The Association for the Study of Higher Education, which sponsors this journal, is a unique organization with a special role in the complex web of American higher education. It speaks for the higher education research community and for those involved in the academic training of professionals in the field. Its core members are in these two overlapping communities, which constitute two of the central constituencies in the higher education community. Researchers work not only in universities but also in policy departments of universities and in state and federal government agencies. The higher education professoriate trains a significant proportion of mid-level management in colleges and universities; and graduates of higher education programs can increasingly be found in top leadership positions in academic [End Page 1] institutions, as well as in governmental agencies that deal with higher education.

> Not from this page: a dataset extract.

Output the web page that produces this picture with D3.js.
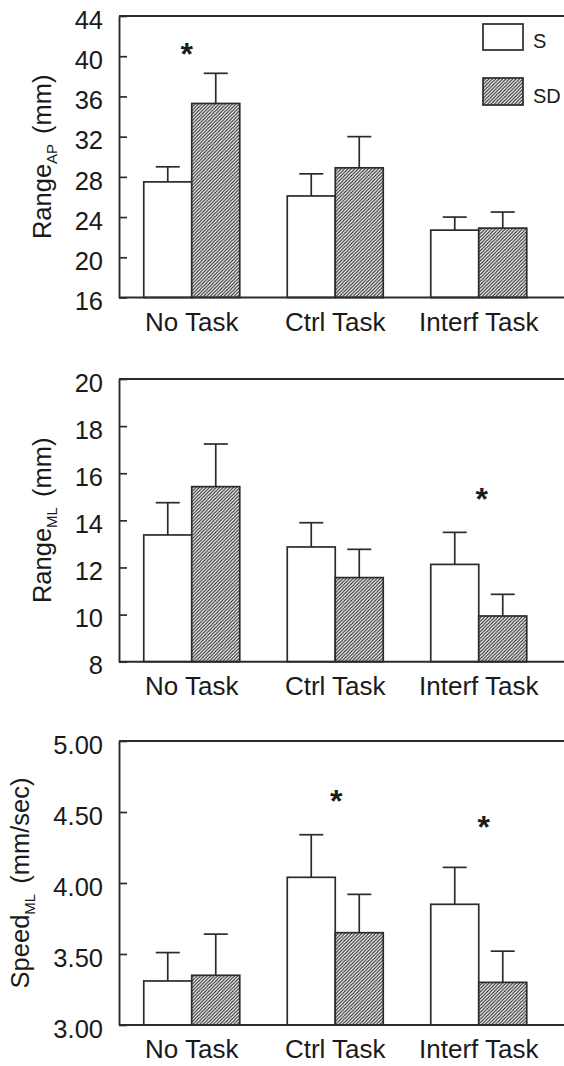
<!DOCTYPE html>
<html>
<head>
<meta charset="utf-8">
<script src="https://cdn.jsdelivr.net/npm/d3@7"></script>
<style>
  html, body { margin: 0; padding: 0; background: #fff; }
  svg { display: block; font-family: "Liberation Sans", Arial, sans-serif; }
</style>
</head>
<body>
<script>
// Task conditions and stance groups
const groups = ["No Task", "Ctrl Task", "Interf Task"];
const series = ["S", "SD"];

// Range AP (mm): means and upper SEM
const apS = [27.5, 26.1, 22.7];
const apSErr = [1.5, 2.2, 1.3];
const apSD = [35.3, 28.9, 22.9];
const apSDErr = [3.0, 3.1, 1.6];
const apTicks = [16, 20, 24, 28, 32, 36, 40, 44];
const apStars = [{ group: 0, level: 41.1, dx: -5 }];

// Range ML (mm)
const mlS = [13.38, 12.87, 12.13];
const mlSErr = [1.37, 1.03, 1.36];
const mlSD = [15.43, 11.57, 9.94];
const mlSDErr = [1.81, 1.2, 0.92];
const mlTicks = [8, 10, 12, 14, 16, 18, 20];
const mlStars = [{ group: 2, level: 15.3, dx: 3 }];

// Speed ML (mm/sec)
const spS = [3.31, 4.04, 3.85];
const spSErr = [0.2, 0.3, 0.26];
const spSD = [3.35, 3.65, 3.30];
const spSDErr = [0.29, 0.27, 0.22];
const spTicks = [3.0, 3.5, 4.0, 4.5, 5.0];
const spStars = [{ group: 1, level: 4.64, dx: 1 }, { group: 2, level: 4.46, dx: 5 }];

const W = 564, H = 1066;
const axisX = 119;
const ink = "#2b2b2b";
const textInk = "#1a1a1a";

const svg = d3.select("body").append("svg")
  .attr("width", W).attr("height", H);

// diagonal hatch for the SD bars
const defs = svg.append("defs");
const pat = defs.append("pattern")
  .attr("id", "hatch")
  .attr("patternUnits", "userSpaceOnUse")
  .attr("width", 3.4).attr("height", 3.4);
pat.append("rect").attr("width", 3.4).attr("height", 3.4).attr("fill", "#fff");
pat.append("path")
  .attr("d", "M-1,1 l2,-2 M0,3.4 l3.4,-3.4 M2.4,4.4 l2,-2")
  .attr("stroke", "#2a2a2a").attr("stroke-width", 1.1);

const xGroup = d3.scaleBand().domain(groups).range([120, 550.5]);
const xSeries = d3.scaleBand().domain(series).range([-48, 48]);
const fills = { S: "#fff", SD: "url(#hatch)" };

const panels = [
  { domain: [16, 44], range: [297.5, 16], ticks: apTicks, fmt: d3.format("d"),
    S: apS, SErr: apSErr, SD: apSD, SDErr: apSDErr, stars: apStars,
    title: "Range", sub: "AP", unit: "(mm)", titleX: 51 },
  { domain: [8, 20], range: [661.7, 379], ticks: mlTicks, fmt: d3.format("d"),
    S: mlS, SErr: mlSErr, SD: mlSD, SDErr: mlSDErr, stars: mlStars,
    title: "Range", sub: "ML", unit: "(mm)", titleX: 51 },
  { domain: [3, 5], range: [1025, 741], ticks: spTicks, fmt: d3.format(".2f"),
    S: spS, SErr: spSErr, SD: spSD, SDErr: spSDErr, stars: spStars,
    title: "Speed", sub: "ML", unit: "(mm/sec)", titleX: 29 }
];

panels.forEach(p => {
  const y = d3.scaleLinear().domain(p.domain).range(p.range);
  const g = svg.append("g");
  const yTop = p.range[1], yBot = p.range[0];

  // bars with upper error bars
  series.forEach(s => {
    const vals = p[s], errs = p[s + "Err"];
    const bars = g.append("g");
    groups.forEach((grp, i) => {
      const x0 = xGroup(grp) + xGroup.bandwidth() / 2 + xSeries(s);
      const cx = x0 + xSeries.bandwidth() / 2;
      bars.append("line")
        .attr("x1", cx).attr("x2", cx)
        .attr("y1", y(vals[i])).attr("y2", y(vals[i] + errs[i]))
        .attr("stroke", ink).attr("stroke-width", 1.7);
      bars.append("line")
        .attr("x1", cx - 12).attr("x2", cx + 12)
        .attr("y1", y(vals[i] + errs[i])).attr("y2", y(vals[i] + errs[i]))
        .attr("stroke", ink).attr("stroke-width", 1.7);
      bars.append("rect")
        .attr("x", x0).attr("width", xSeries.bandwidth())
        .attr("y", y(vals[i])).attr("height", y(p.domain[0]) - y(vals[i]))
        .attr("fill", fills[s])
        .attr("stroke", ink).attr("stroke-width", 1.7);
    });
  });

  // frame: top and bottom lines run off the right edge
  g.append("line").attr("x1", axisX).attr("x2", W + 10)
    .attr("y1", yTop).attr("y2", yTop)
    .attr("stroke", ink).attr("stroke-width", 1.9);
  g.append("line").attr("x1", axisX).attr("x2", W + 10)
    .attr("y1", yBot).attr("y2", yBot)
    .attr("stroke", ink).attr("stroke-width", 1.9);

  // left axis with inward ticks
  const ax = g.append("g")
    .attr("transform", `translate(${axisX},0)`)
    .call(d3.axisLeft(y).tickValues(p.ticks).tickFormat(p.fmt)
      .tickSizeInner(-8).tickSizeOuter(0).tickPadding(16));
  ax.select(".domain").attr("stroke", ink).attr("stroke-width", 1.9);
  ax.selectAll(".tick line").attr("stroke", ink).attr("stroke-width", 1.7);
  ax.selectAll(".tick text")
    .attr("font-size", 25.5).attr("fill", textInk)
    .attr("font-family", "Liberation Sans, Arial, sans-serif")
    .attr("dy", "0.48em");

  // category labels
  g.selectAll(".cat").data(groups).enter().append("text")
    .attr("class", "cat")
    .attr("x", d => xGroup(d) + xGroup.bandwidth() / 2)
    .attr("y", yBot + 33)
    .attr("text-anchor", "middle")
    .attr("font-size", 26).attr("fill", textInk)
    .text(d => d);

  // significance markers
  g.selectAll(".star").data(p.stars).enter().append("text")
    .attr("x", d => xGroup(groups[d.group]) + xGroup.bandwidth() / 2 + d.dx)
    .attr("y", d => y(d.level))
    .attr("dy", "0.62em")
    .attr("text-anchor", "middle")
    .attr("font-size", 32).attr("font-weight", "bold").attr("fill", textInk)
    .text("*");

  // y-axis title
  const cy = (yTop + yBot) / 2;
  const t = g.append("text")
    .attr("transform", `translate(${p.titleX},${cy}) rotate(-90)`)
    .attr("text-anchor", "middle")
    .attr("font-size", 25.5).attr("fill", textInk);
  t.append("tspan").text(p.title);
  t.append("tspan").attr("font-size", 15).attr("dy", 6).text(p.sub);
  t.append("tspan").attr("dy", -6).attr("dx", 10).text(p.unit);
});

// legend
const legend = svg.append("g");
const legendRows = [{ key: "S", y: 24, h: 26, ty: 48 }, { key: "SD", y: 78, h: 27, ty: 103 }];
legendRows.forEach(r => {
  legend.append("rect")
    .attr("x", 483).attr("y", r.y).attr("width", 40).attr("height", r.h)
    .attr("fill", fills[r.key]).attr("stroke", ink).attr("stroke-width", 1.7);
  legend.append("text")
    .attr("x", 533).attr("y", r.ty)
    .attr("font-size", 20).attr("fill", textInk)
    .text(r.key);
});
</script>
</body>
</html>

The field of higher education has achieved a significant level of professional standing and intellectual rigor. Those holding advanced degrees in the field are accepted at all levels of the administrative hierarchy in academic institutions. Graduate-level training in higher education is increasingly seen as useful preparation for administrative careers in academe. Just as impressive, policy organizations and agencies in government and the private sector see training in the field as highly relevant. This achievement is especially noteworthy when one considers that, although the field of higher education studies can trace its history back to the early 20th century, it has grown significantly only since the 1960s. Indeed, the history of the Association for the Study of Higher Education and of this journal reflects the development of the field.

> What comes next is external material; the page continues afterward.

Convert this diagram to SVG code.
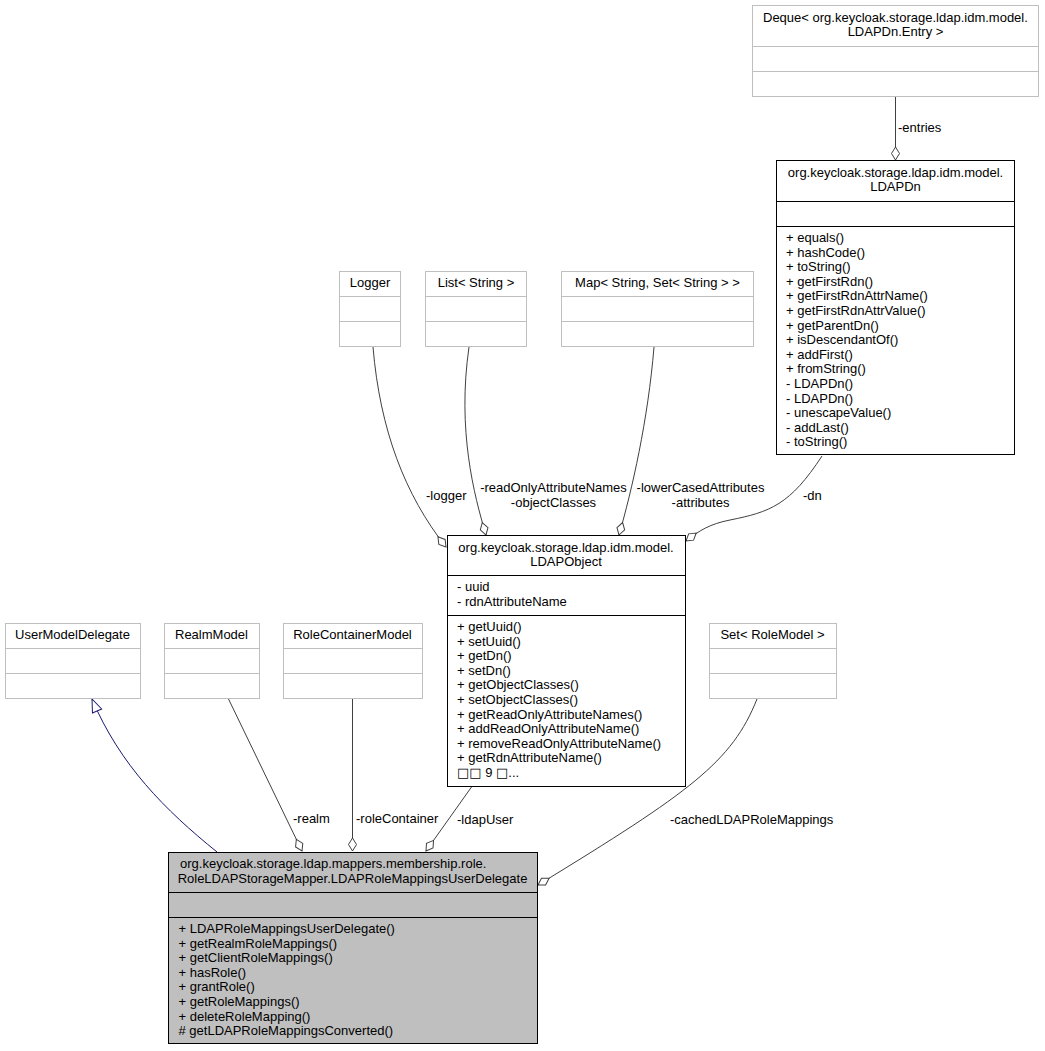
<svg xmlns="http://www.w3.org/2000/svg" width="1045" height="1051" viewBox="0 0 1045 1051">
<style>
text{font-family:"Liberation Sans",Arial,Helvetica,sans-serif;font-size:13px;fill:#000}
.c{text-anchor:middle}
.tofu{font-family:"DejaVu Sans","Liberation Sans",sans-serif}
.ext{fill:#fff;stroke:#bfbfbf;stroke-width:1}
.cls{fill:#fff;stroke:#000;stroke-width:1}
.main{fill:#bfbfbf;stroke:#000;stroke-width:1}
.edge{fill:none;stroke:#404040;stroke-width:1}
.inh{fill:none;stroke:#191970;stroke-width:1}
</style>
<defs>
<marker id="agg" viewBox="-14 -5 15 10" refX="0" refY="0" markerWidth="15" markerHeight="10" orient="auto" markerUnits="userSpaceOnUse" overflow="visible">
<path d="M0,0 L-6.5,-4 L-13,0 L-6.5,4 Z" fill="#fff" stroke="#404040" stroke-width="1"/>
</marker>
<marker id="gen" viewBox="-14 -6 15 12" refX="0" refY="0" markerWidth="15" markerHeight="12" orient="auto" markerUnits="userSpaceOnUse" overflow="visible">
<path d="M0,0 L-13,-5 L-13,5 Z" fill="#fff" stroke="#191970" stroke-width="1"/>
</marker>
</defs>

<g id="connectors">
<path class="edge" d="M895.5,97 L895.5,160" marker-end="url(#agg)"/>
<text x="898" y="132">-entries</text>
<path class="edge" d="M373,347 C380,430 405,495 446,547" marker-end="url(#agg)"/>
<text x="426" y="499.5">-logger</text>
<path class="edge" d="M469,347 C457,430 474,495 486,535" marker-end="url(#agg)"/>
<text class="c" x="553.5" y="492">-readOnlyAttributeNames</text>
<text class="c" x="553.5" y="507">-objectClasses</text>
<path class="edge" d="M654,347 C648,420 632,490 619,535" marker-end="url(#agg)"/>
<text class="c" x="700.5" y="492">-lowerCasedAttributes</text>
<text class="c" x="700.5" y="507">-attributes</text>
<path class="edge" d="M822,456 C790,505 770,512 730,520 C710,524 700,530 686,541" marker-end="url(#agg)"/>
<text x="803" y="500">-dn</text>
<path class="inh" d="M217,852 C165,810 120,765 92,699" marker-end="url(#gen)"/>
<path class="edge" d="M228.5,699 L302,851" marker-end="url(#agg)"/>
<text x="293" y="822.5">-realm</text>
<path class="edge" d="M352.5,699 L352.5,851" marker-end="url(#agg)"/>
<text x="356" y="822.5">-roleContainer</text>
<path class="edge" d="M471.5,787 L426,851" marker-end="url(#agg)"/>
<text x="457" y="823.5">-ldapUser</text>
<path class="edge" d="M757,699 C732,762 690,792 538,885" marker-end="url(#agg)"/>
<text x="670" y="823.5">-cachedLDAPRoleMappings</text>
</g>

<g id="node-deque">
<rect class="ext" x="752.5" y="5.5" width="286" height="91"/>
<path class="ext" d="M752.5,46.5 H1038.5 M752.5,71.5 H1038.5"/>
<text x="763" y="21.5">Deque&lt; org.keycloak.storage.ldap.idm.model.</text>
<text class="c" x="895.5" y="36">LDAPDn.Entry &gt;</text>
</g>

<g id="node-ldapdn">
<rect class="cls" x="776.5" y="160.5" width="238" height="294"/>
<path class="cls" d="M776.5,201.5 H1014.5 M776.5,226.5 H1014.5"/>
<text class="c" x="895.5" y="176.5">org.keycloak.storage.ldap.idm.model.</text>
<text class="c" x="895.5" y="191">LDAPDn</text>
<text x="786" y="242">
<tspan x="786" dy="0">+ equals()</tspan>
<tspan x="786" dy="14.6">+ hashCode()</tspan>
<tspan x="786" dy="14.6">+ toString()</tspan>
<tspan x="786" dy="14.6">+ getFirstRdn()</tspan>
<tspan x="786" dy="14.6">+ getFirstRdnAttrName()</tspan>
<tspan x="786" dy="14.6">+ getFirstRdnAttrValue()</tspan>
<tspan x="786" dy="14.6">+ getParentDn()</tspan>
<tspan x="786" dy="14.6">+ isDescendantOf()</tspan>
<tspan x="786" dy="14.6">+ addFirst()</tspan>
<tspan x="786" dy="14.6">+ fromString()</tspan>
<tspan x="786" dy="14.6">- LDAPDn()</tspan>
<tspan x="786" dy="14.6">- LDAPDn()</tspan>
<tspan x="786" dy="14.6">- unescapeValue()</tspan>
<tspan x="786" dy="14.6">- addLast()</tspan>
<tspan x="786" dy="14.6">- toString()</tspan>
</text>
</g>

<g id="node-logger">
<rect class="ext" x="339.5" y="271.5" width="61" height="75"/>
<path class="ext" d="M339.5,296.5 H400.5 M339.5,321.5 H400.5"/>
<text class="c" x="370" y="287">Logger</text>
</g>

<g id="node-list">
<rect class="ext" x="425.5" y="271.5" width="101" height="75"/>
<path class="ext" d="M425.5,296.5 H526.5 M425.5,321.5 H526.5"/>
<text class="c" x="476" y="287">List&lt; String &gt;</text>
</g>

<g id="node-map">
<rect class="ext" x="561.5" y="271.5" width="192" height="75"/>
<path class="ext" d="M561.5,296.5 H753.5 M561.5,321.5 H753.5"/>
<text class="c" x="657.5" y="287">Map&lt; String, Set&lt; String &gt; &gt;</text>
</g>

<g id="node-ldapobject">
<rect class="cls" x="447.5" y="535.5" width="238" height="251"/>
<path class="cls" d="M447.5,575.5 H685.5 M447.5,615.5 H685.5"/>
<text class="c" x="566" y="551.5">org.keycloak.storage.ldap.idm.model.</text>
<text class="c" x="566" y="566">LDAPObject</text>
<text x="457" y="591">
<tspan x="457" dy="0">- uuid</tspan>
<tspan x="457" dy="14.6">- rdnAttributeName</tspan>
</text>
<text x="457" y="631">
<tspan x="457" dy="0">+ getUuid()</tspan>
<tspan x="457" dy="14.6">+ setUuid()</tspan>
<tspan x="457" dy="14.6">+ getDn()</tspan>
<tspan x="457" dy="14.6">+ setDn()</tspan>
<tspan x="457" dy="14.6">+ getObjectClasses()</tspan>
<tspan x="457" dy="14.6">+ setObjectClasses()</tspan>
<tspan x="457" dy="14.6">+ getReadOnlyAttributeNames()</tspan>
<tspan x="457" dy="14.6">+ addReadOnlyAttributeName()</tspan>
<tspan x="457" dy="14.6">+ removeReadOnlyAttributeName()</tspan>
<tspan x="457" dy="14.6">+ getRdnAttributeName()</tspan>
</text>
<text x="457" y="777"><tspan class="tofu">□□</tspan> 9 <tspan class="tofu">□</tspan>...</text>
</g>

<g id="node-usermodeldelegate">
<rect class="ext" x="5.5" y="623.5" width="135" height="75"/>
<path class="ext" d="M5.5,648.5 H140.5 M5.5,673.5 H140.5"/>
<text class="c" x="72.5" y="639">UserModelDelegate</text>
</g>

<g id="node-realmmodel">
<rect class="ext" x="164.5" y="623.5" width="95" height="75"/>
<path class="ext" d="M164.5,648.5 H259.5 M164.5,673.5 H259.5"/>
<text class="c" x="211.5" y="639">RealmModel</text>
</g>

<g id="node-rolecontainermodel">
<rect class="ext" x="283.5" y="623.5" width="139" height="75"/>
<path class="ext" d="M283.5,648.5 H422.5 M283.5,673.5 H422.5"/>
<text class="c" x="352.5" y="639">RoleContainerModel</text>
</g>

<g id="node-setrolemodel">
<rect class="ext" x="709.5" y="623.5" width="127" height="75"/>
<path class="ext" d="M709.5,648.5 H836.5 M709.5,673.5 H836.5"/>
<text class="c" x="772.5" y="639">Set&lt; RoleModel &gt;</text>
</g>

<g id="node-ldaprolemappingsuserdelegate">
<rect class="main" x="168.5" y="852.5" width="369" height="191"/>
<path class="main" d="M168.5,892.5 H537.5 M168.5,917.5 H537.5"/>
<text x="180" y="868">org.keycloak.storage.ldap.mappers.membership.role.</text>
<text class="c" x="352.5" y="882.5">RoleLDAPStorageMapper.LDAPRoleMappingsUserDelegate</text>
<text x="178.5" y="933">
<tspan x="178.5" dy="0">+ LDAPRoleMappingsUserDelegate()</tspan>
<tspan x="178.5" dy="14.6">+ getRealmRoleMappings()</tspan>
<tspan x="178.5" dy="14.6">+ getClientRoleMappings()</tspan>
<tspan x="178.5" dy="14.6">+ hasRole()</tspan>
<tspan x="178.5" dy="14.6">+ grantRole()</tspan>
<tspan x="178.5" dy="14.6">+ getRoleMappings()</tspan>
<tspan x="178.5" dy="14.6">+ deleteRoleMapping()</tspan>
<tspan x="178.5" dy="14.6"># getLDAPRoleMappingsConverted()</tspan>
</text>
</g>
</svg>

There is an interesting bifurcation in the field. While training in higher education is seen as relevant preparation for professional work in administration, policy, and research, much of the potential influence of the higher education research community has yet to be realized. While we have no hard data, it seems unlikely that much direct use is made by policymakers in academic institutions or in government of much of the research produced by scholars of higher education. There are, of course, exceptions to this generalization; but overall, the impact of research on policy seems to be limited. This comment probably sums the case for most other fields from health care to international commerce. The “disconnect” between policy and research may be especially strong where the topic being researched has become politicized. This situation is certainly the case for higher education, where debates about tuition costs, affirmative action, and other policy issues are played out on the pages of daily newspapers and in the halls of government.

The pages of this journal may yield some insights regarding both the strengths and the weaknesses of higher education research. While the quality of most of the research reported over the years in The Review is high, much of the research consists of limited case studies on topics that presidents or policymakers facing more pressing issues often consider to be of peripheral relevance. At the same time, even though many of the articles published in this journal do speak to important issues in higher education, they do not receive much attention beyond the community of higher education scholars. Here, the canons of traditional scholarship to which a research journal like The Review subscribes may limit the direct impact of [End Page 2] research. Other publications, such as Change, reach a wider audience, in part because of how articles are written. The dilemmas of communicating research are not easily solved.